The last time we talked, I called him after five years of silence and asked for a favor, a monstrously unreasonable favor.

"Hey, d. It's John."

[Complete silence]

"We ran at Mesa Ridge?"

[uncomfortable fidgeting]

"You know," I cringed. "Egger."

"SNOWFLAAAAKE!"

"No two are alike! Still, I'm touched you remember me," I said through grit teeth.

"Remember? Remember?! Man, we still  talk about the time you blocked a brother's shot."

"Hey, it wasn't just—"

"Damndest thing I ever saw."

"— the one ti—"

"We never let that sorry sumbitch play again."

What, did he have this material on a legal pad next to the phone for five years, just in case I called?

And thus did I lose control of the conversation. Just like old times. But in the end, the man followed my now-ex Maddie's sleazy boyfriend for two days, confirming suspicions that he was not only cheating on her but with her—he was married, with kids, and even had another girlfriend on the side. d'Andre didn't even consider not performing this garish favor.
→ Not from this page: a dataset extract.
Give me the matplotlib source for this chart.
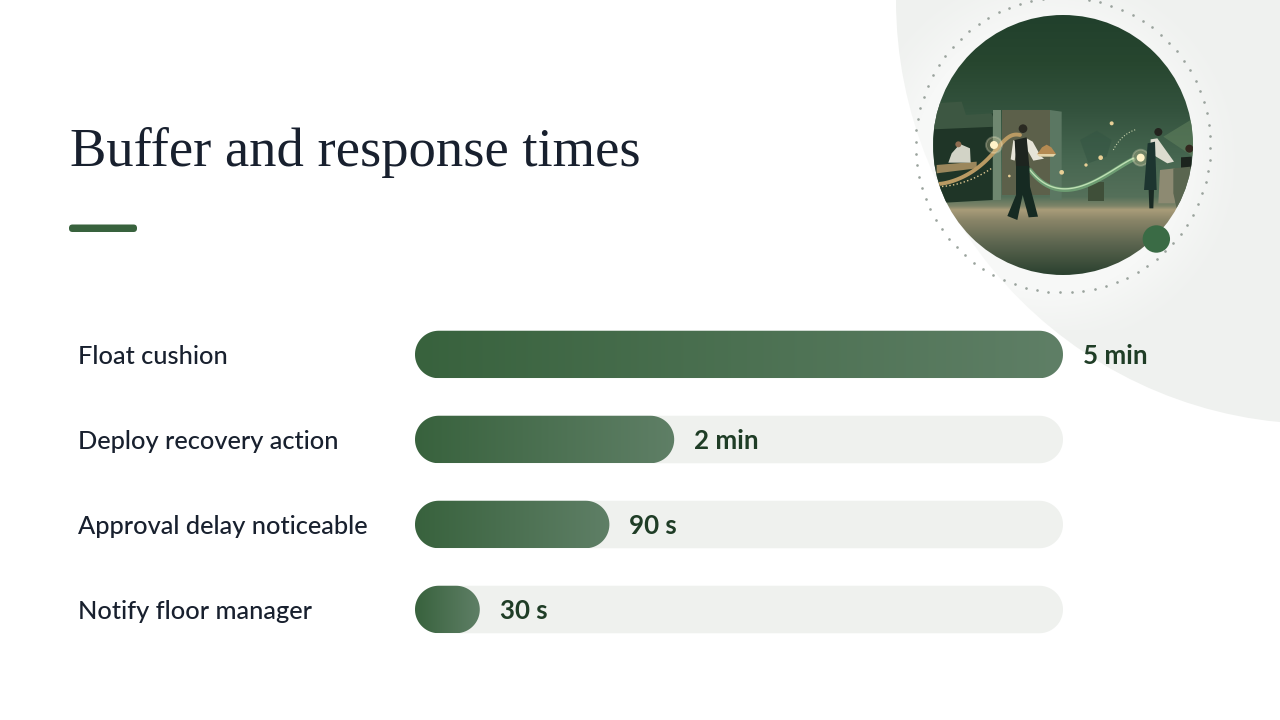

He remembered Maddie being kind to him, and that was all the incentive he needed. What a sense of honor, of loyalty. Can you imagine? After five years? Hell, my current friends groan about getting on a ferry to see me once a year if I pay.

d'Andre is coming. Yeah! No! Excitement and anxiety.

Yes, this summer my old friend and antagonist, the man after whom I named the older brother character in my screenplay, is visiting Seattle. I'm excited to see him, but man, are my old excluded-outsider insecurities ever getting inflamed. Those little differences I used to be ridiculed over?

They've grown. A lot.

I think it's safe to say that no one from that old neighborhood has seen their lifestyle change as much as mine has, which does not bode well for when ol' Egger is put under a microscope this summer. Every square inch of my life is packed with ripe comedic fodder. Katrina did not exactly help my anxiety level.

"What's he going to say when he sees Metamuville?" (white population: 104%)

"[unintelligible groaning]  Probably something with 'saltine-assed' in it."

"What about your gay man's kitchen and all the doilies in your guest room?"

"Holy crap. I am so toast."

"If he breaks your designer speckle-glass soap dispenser," she giggled, "Will you make him pay the $130?"

"Oh sweet christ."

"Will you tell him you accidentally gave Bill Russell the finger in traffic last winter?"

"Hell  no."

"Don't forget your purebred English Springer Spaniel on her princess bed."

"Right. I'll kennel her."

"And Percy."

I hadn't thought of that. d'Andre is going to meet Percy. Yep, death would be so sweet right about now.

In the meantime, I'll continue to fervently pray that sometime in the last 13 years, d'Andre sold out, too.